Students organized a protest on the College of Idaho campus after they say two professors were unfairly let go from the university. The protest centered on Dr. Chris Saunders and Dr. Isaac Hunter, both alumni’s of the school. Professor Saunders was denied a tenured chemistry teaching position and did not have his contract renewed by the College of Idaho board. Students claim that Professor Saunders was unfairly singled out for not having a prolific research resume. Students also claimed that Dr. Isaac Hunter was denied an additional year of teaching at the university to make room for a social psychology teacher.
However, in a statement released from College of Idaho President Dr. Charlotte G. Burst, she says both were not fired but on a “visiting contract,” that expired. A student at the protest explained to 6 On Your Side that the College of Idaho is attempting to move away from being a liberal arts college to a research institution. A move that some students disagree with.
"Were here to emphasize community, emphasize education, to emphasize that direct interaction with faculty, staff and administration," said sophomore Natasha Dacic. "If we were to become a research institution we would lose the community that makes the College of Idaho what were all about."
However, the president of the university disagrees:
“Our mission as an undergraduate liberal arts college is one that I take seriously. I know that some of some are concerned that we are not remaining a “teaching-focused college.” On the contrary, to paraphrase one student, I passionately support the College’s historic commitment to “prioritize students and the students’ education as its main goal.” That goal is explicated further in the Faculty Handbook, which reads: “A major responsibility of the College is to recruit, retain and promote the best-qualified faculty members…who exhibit superior achievement in the following areas:
1. Teaching excellence is the primary criterion necessary but not sufficient for recruitment and advancement.
2. Service to Students, College, Profession and Community: Faculty members whose service extends beyond the classroom increase the effectiveness of the College.
3. Scholarship: Scholarship is important for the advancement of teaching as well as for the faculty member’s professional development,” Dr.
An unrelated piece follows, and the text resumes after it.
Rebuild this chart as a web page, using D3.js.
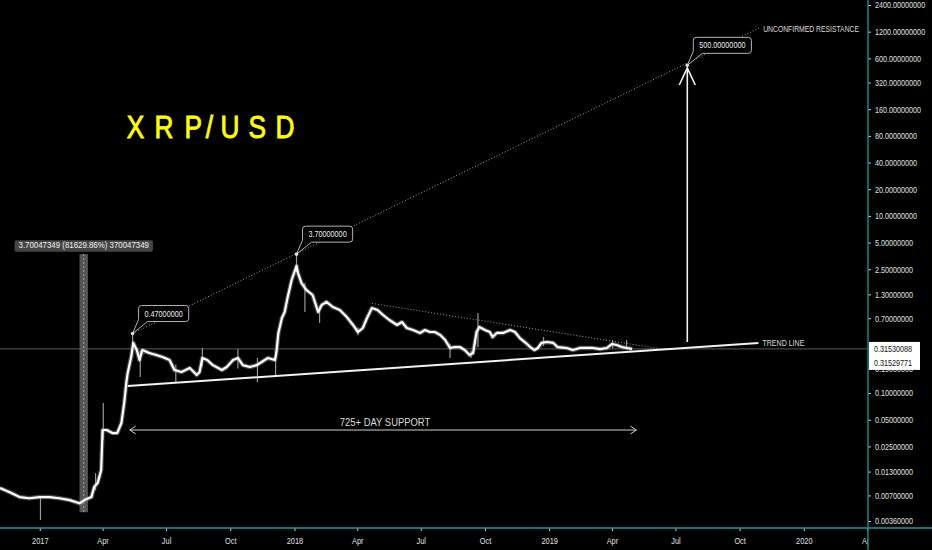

Borst wrote in a statement.
Both teachers were described by some students as highly respected members of the university. “People are hurt, you know? These decisions aren’t something that we are taking lightly and they’ve caused an overwhelming frustration and hurt on this campus,” Noelle Quong, a student at College of Idaho explained.
Dr. Borst encouraged students and faculty to meet with her to “discuss matters of concern” about the issue.
“Again, it is my intention to meet with student and faculty leaders in a setting where we can have a respectful dialogue about this matter. I appreciate their concerns, and I will continue striving to serve the best interests of our student body, the faculty and the entire College of Idaho community,” she concluded at the end of her statement.